Which states allow payday loans with restrictions?
For those states that still legally permit payday loans, many enforce certain restrictions. There are currently 16 states, plus the District of Columbia, where provisions are implemented to cap interest rates at 36%.
In which US States are payday loans most prevalent?
California is the state with the greatest number of payday lenders followed by Texas. However, per capita New Mexico has the state with the greatest volume of payday loan stores.
States with a greater volume of poor and minority citizens tend to have more payday loan stores per capita including Alabama, New Mexico, Mississippi and South Dakota.
Which states have the highest payday loan interest rates?
In the states where there are no restrictions on payday loans, interest rates can be exceptionally high. The states with the highest interest rates are Nevada, Virginia, Ohio, Texas, Utah and Idaho, all of which have interest rates higher than 600%. Ohio is the state with the highest payday loan interest rate across the United States (667%).
Some states have outlawed payday loans and it is thought that more states will start to introduce more restrictions in coming years.
Which states have the lowest payday loan interest rates?
New Mexico and Oregon are the states with the lowest interest rates (175% and 154%, respectively). However, those with interest rate caps are usually the safest for borrowers and offer the lowest interest rates including Colorado and Maine.
Why are payday loans illegal in some states?
Many states are trying to clamp down on payday loans and protect consumers from falling into a vicious cycle of debt. Under the Obama administration, there were more restrictions in place which were since removed as part of the Trump admin. One of the legislations that Obama tried to push was the need for more thorough affordability checks and for lenders to ensure that borrowers could guarantee repayment of their loans before they issued them a payday loan.
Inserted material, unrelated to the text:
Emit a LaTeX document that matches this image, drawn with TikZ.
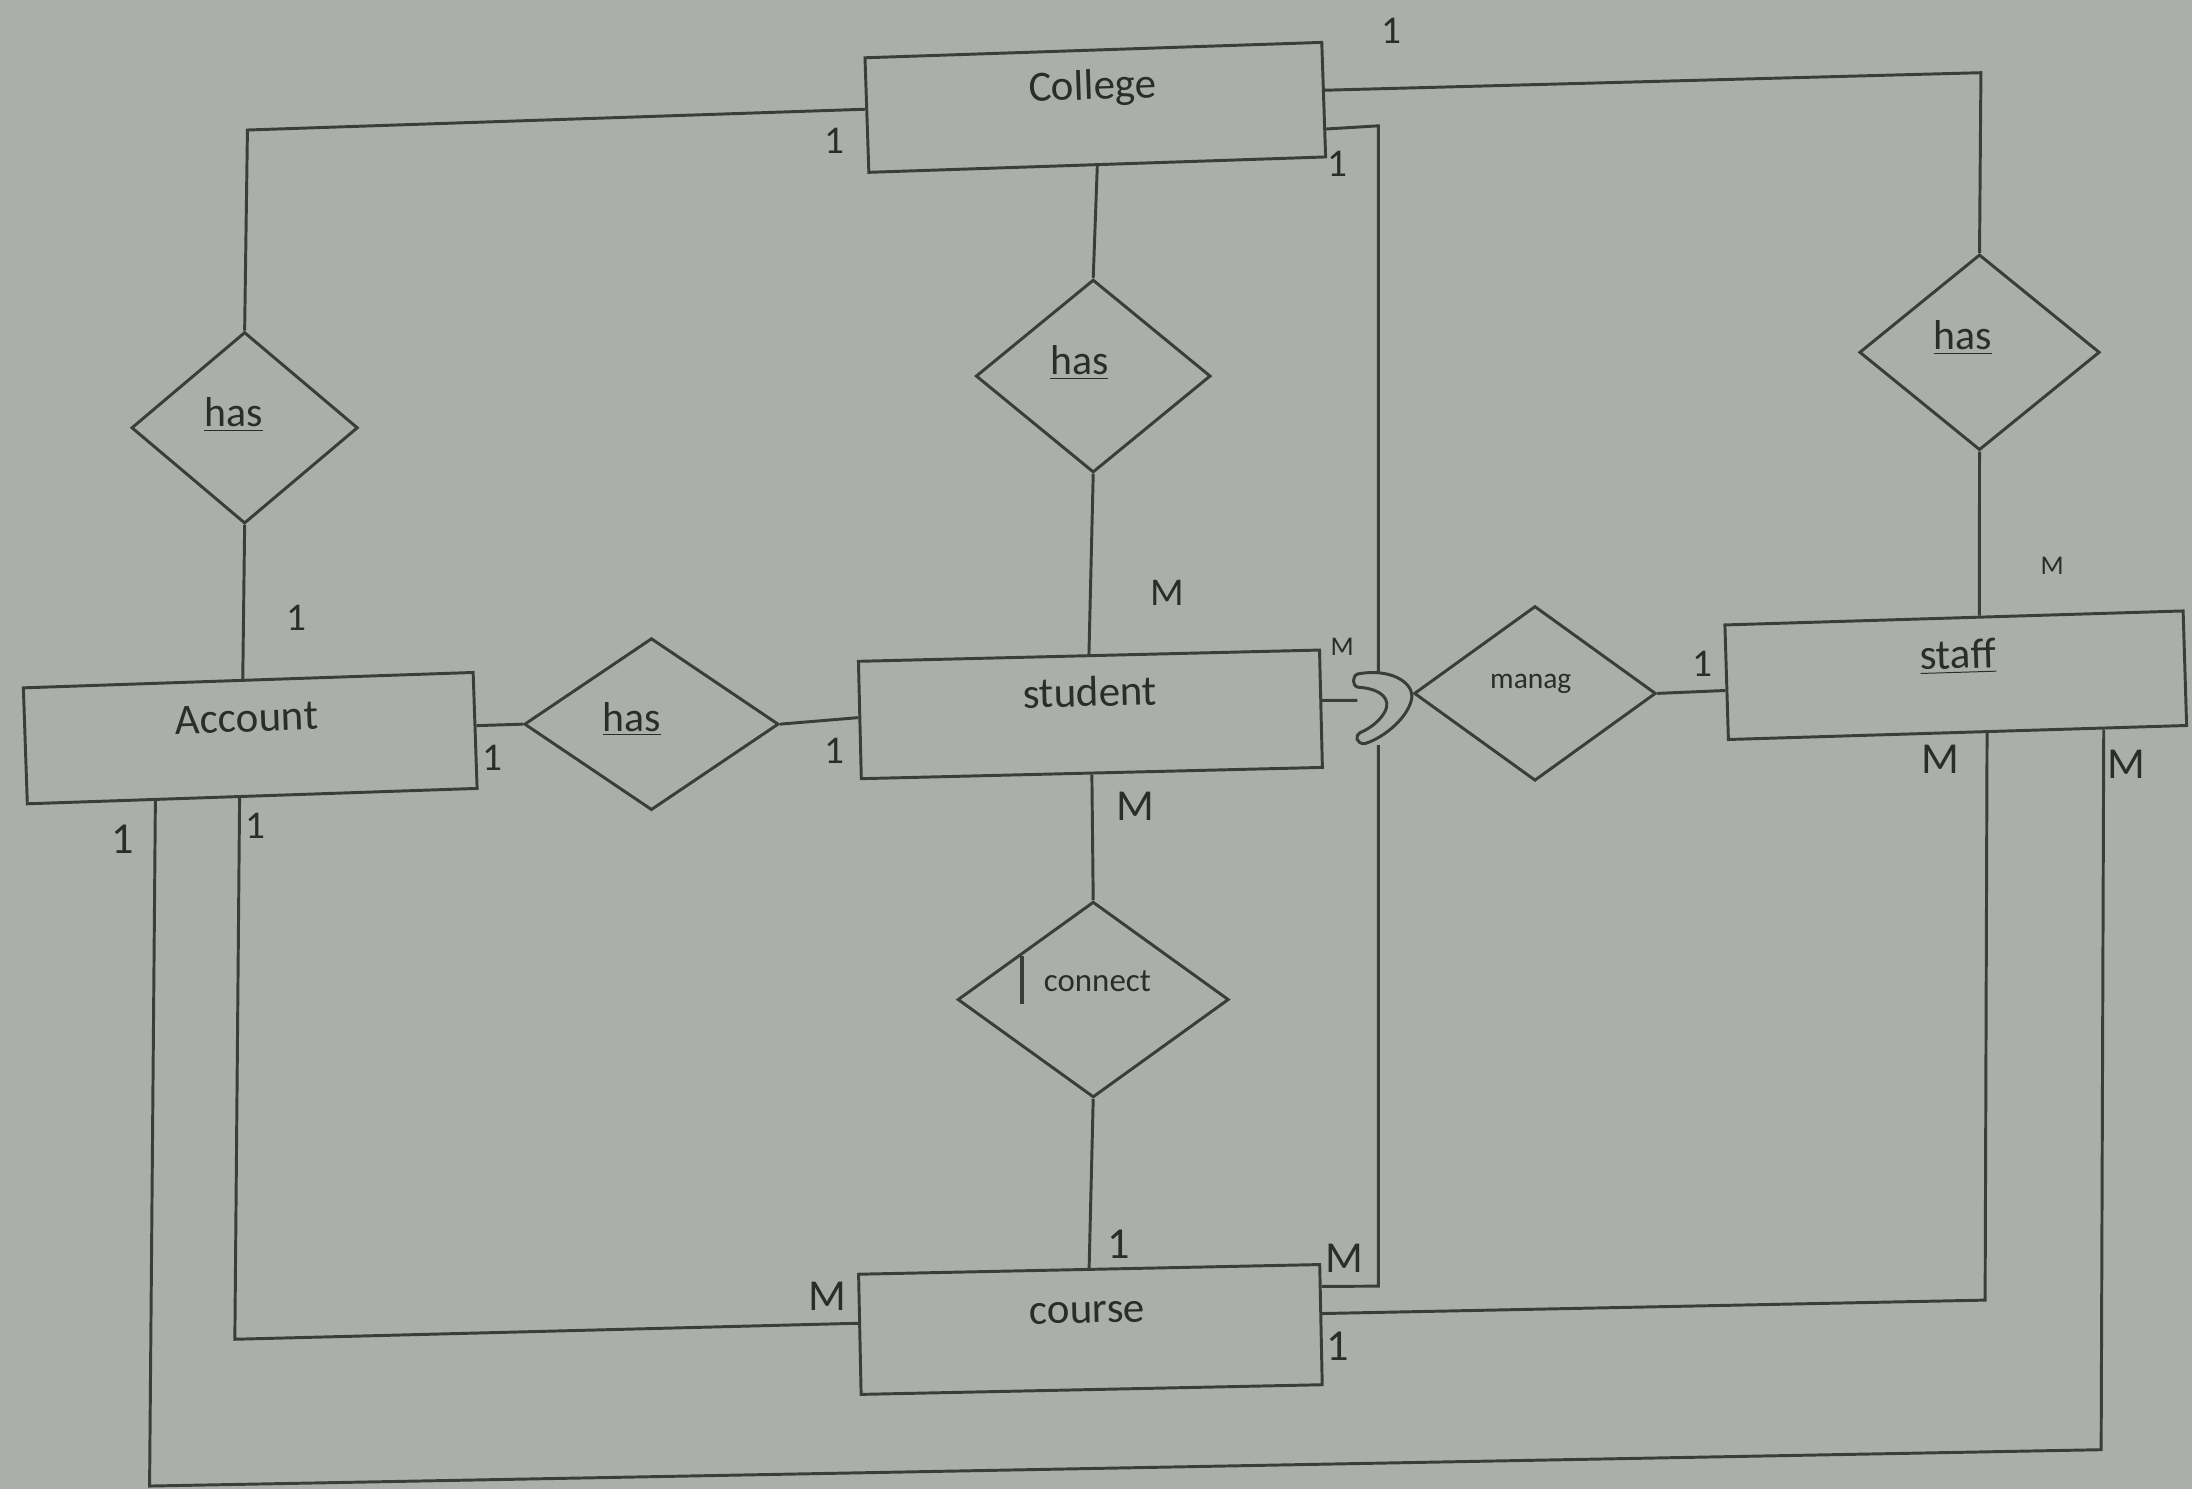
\documentclass[tikz,border=0pt]{standalone}
\usepackage{fontspec}
\setmainfont{Carlito}
\usetikzlibrary{shapes.geometric,calc}
\definecolor{bgc}{RGB}{170,175,169}
\definecolor{inkc}{RGB}{58,62,58}
\definecolor{txtc}{RGB}{42,45,42}
\newcommand\offtxt[3]{\makebox[0pt]{\hspace*{#1}\hspace*{#1}\raisebox{\dimexpr#2-0.27em\relax}[0pt][0pt]{#3}}}
\begin{document}
\begin{tikzpicture}[x=0.02cm, y=-0.02cm,
  entity/.style={rectangle, draw=inkc, line width=1.2pt, fill=bgc, inner sep=0pt, text=txtc, font=\fontsize{17.5}{20}\selectfont},
  rel/.style={diamond, draw=inkc, line width=1.2pt, fill=bgc, inner sep=0pt, text=txtc, font=\fontsize{17}{20}\selectfont},
  conn/.style={draw=inkc, line width=1.2pt},
  card/.style={text=txtc, inner sep=0pt, font=\fontsize{16}{18}\selectfont},
  hand/.style={text=txtc, inner sep=0pt, font=\fontsize{18}{20}\selectfont},
  tiny/.style={text=txtc, inner sep=0pt, font=\fontsize{11}{12}\selectfont}]
\fill[bgc] (0,0) rectangle (1568,1065);
\useasboundingbox (0,0) rectangle (1568,1065);

% entities
\node[entity, rotate=1.93, minimum width=6.54cm, minimum height=1.64cm] (college) at (783.5,76.8) {\offtxt{-0.03cm}{0.28cm}{College}};
\node[entity, rotate=1.96, minimum width=6.44cm, minimum height=1.66cm] (account) at (179,528) {\offtxt{-0.04cm}{0.26cm}{Account}};
\node[entity, rotate=1.4, minimum width=6.60cm, minimum height=1.68cm] (student) at (780,511) {\offtxt{0cm}{0.28cm}{student}};
\node[entity, rotate=1.75, minimum width=6.56cm, minimum height=1.64cm] (staff) at (1399,483) {\offtxt{0.04cm}{0.26cm}{\underline{staff}}};
\node[entity, rotate=1.2, minimum width=6.60cm, minimum height=1.72cm] (course) at (780,951) {\offtxt{-0.04cm}{0.26cm}{course}};

% relationships
\node[rel, minimum width=3.24cm, minimum height=2.74cm] (hasL) at (175,306) {\offtxt{-0.16cm}{0.18cm}{\underline{has}}};
\node[rel, minimum width=3.36cm, minimum height=2.76cm] (hasC) at (782,269) {\offtxt{-0.2cm}{0.18cm}{\underline{has}}};
\node[rel, minimum width=3.44cm, minimum height=2.80cm] (hasR) at (1416,252) {\offtxt{-0.24cm}{0.2cm}{\underline{has}}};
\node[rel, minimum width=3.64cm, minimum height=2.46cm] (hasA) at (466,518) {\offtxt{-0.28cm}{0.06cm}{\underline{has}}};
\node[rel, minimum width=3.46cm, minimum height=2.50cm, font=\fontsize{12}{14}\selectfont] (manag) at (1098,496) {\offtxt{-0.06cm}{0.18cm}{manag}};
\node[rel, minimum width=3.88cm, minimum height=2.80cm, font=\fontsize{13.4}{15}\selectfont] (connect) at (782,715) {\offtxt{0.06cm}{0.24cm}{connect}};
\draw[inkc, line width=1.6pt] ($(connect.center)+(-51,-31)$) -- ($(connect.center)+(-51,3)$);

% free coordinates around the line hop
\coordinate (hoptop) at (986,481);
\coordinate (hopbot) at (986,533);
\coordinate (hopin) at (971,501);

% connectors
\draw[conn] ($(college.north west)!0.45!(college.south west)$) -- (177,93) -- (hasL.north);
\draw[conn] (hasL.south) -- ($(account.north west)!0.488!(account.north east)$);
\draw[conn] (college.south) -- (hasC.north);
\draw[conn] (hasC.south) -- (student.north);
\draw[conn] ($(college.north east)!0.42!(college.south east)$) -- (1417,52) -- (hasR.north);
\draw[conn] (hasR.south) -- ($(staff.north west)!0.555!(staff.north east)$);
\draw[conn] ($(college.north east)!0.75!(college.south east)$) -- (986,90) -- (hoptop);
\draw[conn] (hopbot) -- (986,920) -- ($(course.north east)!0.19!(course.south east)$);
\draw[conn] ($(course.north east)!0.41!(course.south east)$) -- (1420,930) -- ($(staff.south west)!0.564!(staff.south east)$);
\draw[conn] ($(course.north west)!0.41!(course.south west)$) -- (168,958) -- ($(account.south west)!0.472!(account.south east)$);
\draw[conn] ($(account.south west)!0.286!(account.south east)$) -- (107,1063) -- (1503,1037) -- ($(staff.south west)!0.817!(staff.south east)$);
\draw[conn] ($(account.north east)!0.46!(account.south east)$) -- (hasA.west);
\draw[conn] (hasA.east) -- ($(student.north west)!0.48!(student.south west)$);
\draw[conn] (student.south) -- (connect.north);
\draw[conn] (connect.south) -- (course.north);
\draw[conn] ($(student.north east)!0.43!(student.south east)$) -- (hopin);
\draw[conn] (manag.east) -- ($(staff.north west)!0.57!(staff.south west)$);

% the hop
\draw[conn, fill=bgc] (971.6,482) .. controls (995,478) and (1010,488) .. (1010,498)
  .. controls (1009,512) and (990,528) .. (976,532)
  .. controls (970,532) and (969,526) .. (973,524)
  .. controls (983,520) and (993,510) .. (992,503)
  .. controls (991,495) and (980,492) .. (971.6,491.6)
  .. controls (967,491) and (967,483) .. (971.6,482) -- cycle;

% cardinalities
\node[card] (c1) at (597,101) {1};
\node[card] (c2) at (995,22) {1};
\node[card] (c3) at (957,117) {1};
\node[card] (c4) at (835,424) {M};
\node[tiny] (c5) at (1468,405) {M};
\node[card] (c6) at (212,442) {1};
\node[card] (c7) at (352,542) {1};
\node[card] (c8) at (597,537) {1};
\node[tiny] (c9) at (960,463) {M};
\node[card] (c10) at (1218,475) {1};
\node[hand] (c11) at (1388,543) {M};
\node[hand] (c12) at (1521,547) {M};
\node[hand] (c13) at (812,577) {M};
\node[hand] (c14) at (88,600) {1};
\node[card] (c15) at (183,591) {1};
\node[hand] (c16) at (800,890) {1};
\node[hand] (c17) at (962,900) {M};
\node[hand] (c18) at (592,927) {M};
\node[hand] (c19) at (957,963) {1};
\end{tikzpicture}
\end{document}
Interest caps are introduced across many states which is a way for the state to govern payday loans and reduce the risk of predatory lending. These caps limit how much interest lenders are allowed to charge borrowers for taking out a payday loan and protect them from excessively high rates.
One of the primary dangers of payday loans is their accessibility. In the states that operate without restrictions, borrowers can usually take out a payday loan just with the need for a valid ID, existing bank account and proof of income. The lenders will not carry out credit checks or any other checks to see if the borrower can indeed afford the loan.
How are states protecting consumers?
There is a wider effort to clamp down on payday loans across the states with increasingly more states prohibiting payday loans or implementing restrictions such as interest caps. Congress is hoping to bring the 36% interest cap into fruition across all states.
Since 2017, there has been other regulation from the Consumer Financial Protection Bureau brought in place to protect consumers although some of this was revoked under the Trump administration.
That being said, there is some safeguarding in action including bans on lenders loaning to customers who have pre-existing short-term loans, prohibiting lenders from repeatedly attempting to withdraw money from the borrower’s bank account where there are no funds, and only extending loans for borrowers who have repaid at least a third of their principal amount.